Learning Objectives: After completion of this program you will be able to:
- Understand which datasets are best audited using exploratory visualizations
- Learn how to create three exploratory data visualizations (linear regressions, variances, and pattern identifications) to immediately begin using in your audits
- Understand how to link data visualization indicators with actual transactional or balance related findings
- Learn how to make data visualizations an understandable part of your audit report
Q&A from attendee-submitted questions and comments:
That is correct. The validity of the data being pulled is essential. A valid method such as regression applied to incorrect, incomplete, and misinterpreted data will, of course, result in more risk, not less. As is the case in any audit testing, a pre-step is ensuring that the data pulled must be tied out for completeness- ideally to trial balance account balances or subdata (e.g. purchases hitting accounts payable, or in the case of the inventory purchases related to COGS, purchases broken down into the components of inventory and non-inventory purchase). Data retrieval is always one of the biggest challenges in audit, and even more so ensuring the data is clean and correct. As to ensuring correct interpretation of the data (e.g. the data relationship between the chosen x’s and y’s) this is a key part of the developing the hypothesis- just as in the scientific method, the hypothesis should be based on educated/informed conjectures as to what a relationship should be based on an understanding of the business. As in our example, if you are selling inventory, it will need to be replenished. As with any statistical tool, care should be exercised to not take the result as an audit finding, but instead as an indicator that a key business process relationship has changed from what was expected. From there, the auditor should ask questions.

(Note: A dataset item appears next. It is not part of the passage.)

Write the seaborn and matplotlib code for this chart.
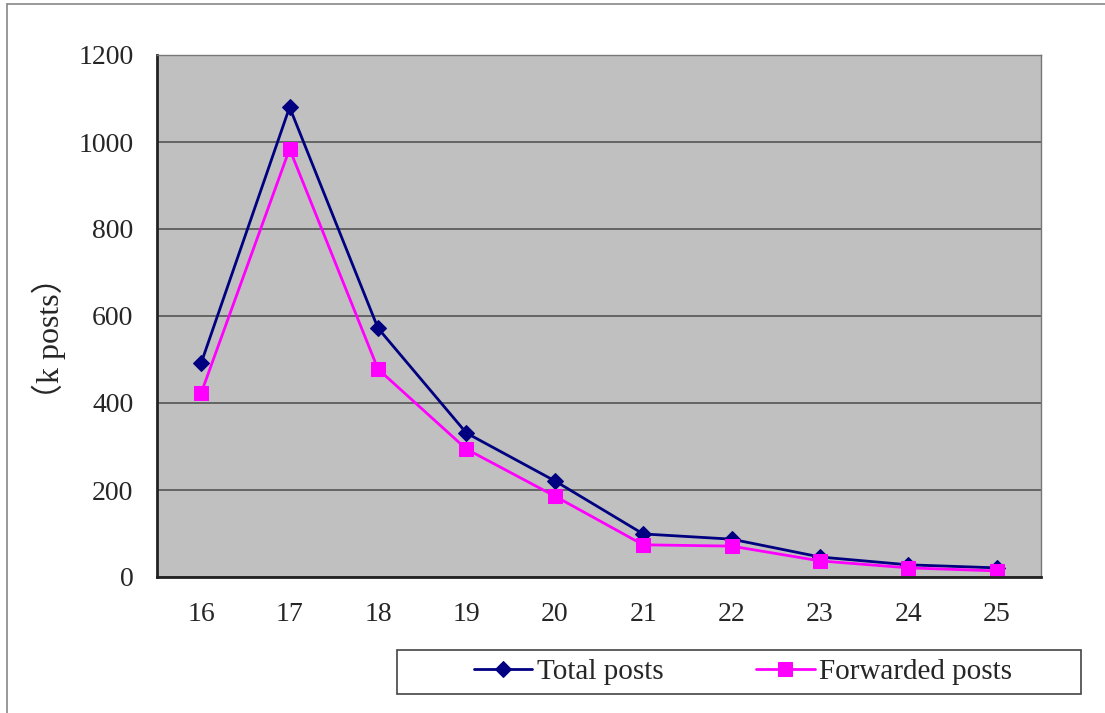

Overfitting or underfitting will result in bad conclusions. This is why it is very important to not only generate the visual, but to also check the statistics generated by the regression tool. The first (see slide 23) is Multiple R. Multiple R, if it is close to a value of 1 (say a tolerance of no less than .85) indicates that there is a valid relationship between the X and Y variable- in our example that inventory purchases (Y) are a dependent relationship to costs of goods sold (COGS). This is based on the assumption that inventory purchases will ultimately be related to what an organization is selling. That said, the auditor can’t stop there. Just because you can force a fit, the data may not fit well. The measure of whether the data fits the relationship well is R Square. As in Multiple R, R Square should be near 1 (say a tolerance of no less than .85). If you have a Multiple R and an R Square close to one (within a reasonable tolerance), then the regression is a good fit without unreasonable over/underfitting.
Not that have been specifically developed for this presentation, but the same steps would apply.
1) Develop a hypothesis; Gather data for both prior and current periods; Test the hypothesis; Conclude on the hypothesis- is there actually a relationship between the values; Test the current period and analyze the results; Follow up on significant differences; and Present the results.
2) A good starting point might be identifying revenue sources (e.g. account fees might be a possible Y) and then making educated guesses as to what the driver(s) of those fees are (average account balances, overdraft, etc. might be possible Xs). Then gather the data and test the hypothesis(ses).
There are more complex software tools that can allow regression analysis on very large data sets (> 1 million rows), but there are a few workarounds for using large data within Excel. The best is Excel Power Query. Power Query is the ETL (extract, transform, and load) engine included with Excel for the purposes of allowing a user to work with an unlimited number of rows. A user can pull the large data set in Power Query and then use “grouping” to summarize the data into a manageable data set that can work within the Excel row limit. For example, if you are working with 10 million rows, you can group that data (transactions) into days, which will give you 365 rows. Just remember that if you group the data for your X values (Cost of Sales in our presentation example), that you also must group the Y values in the same manner (into days).
It is generally better to avoid using statistical analysis terms when following up with an auditee. Instead, ask the questions in business user friendly language, going from general to more specific. For example, if based on the linear regressions-based variance analysis, inventory purchases appear unusual for a month, quarter, etc., it is better to ask “When looking over activity in Q1, I noticed that inventory purchases were higher (or lower) than compared to prior period(s). Were there any significant changes in the business or supply chain that this is related to?” Then based on the response, ask more specific questions.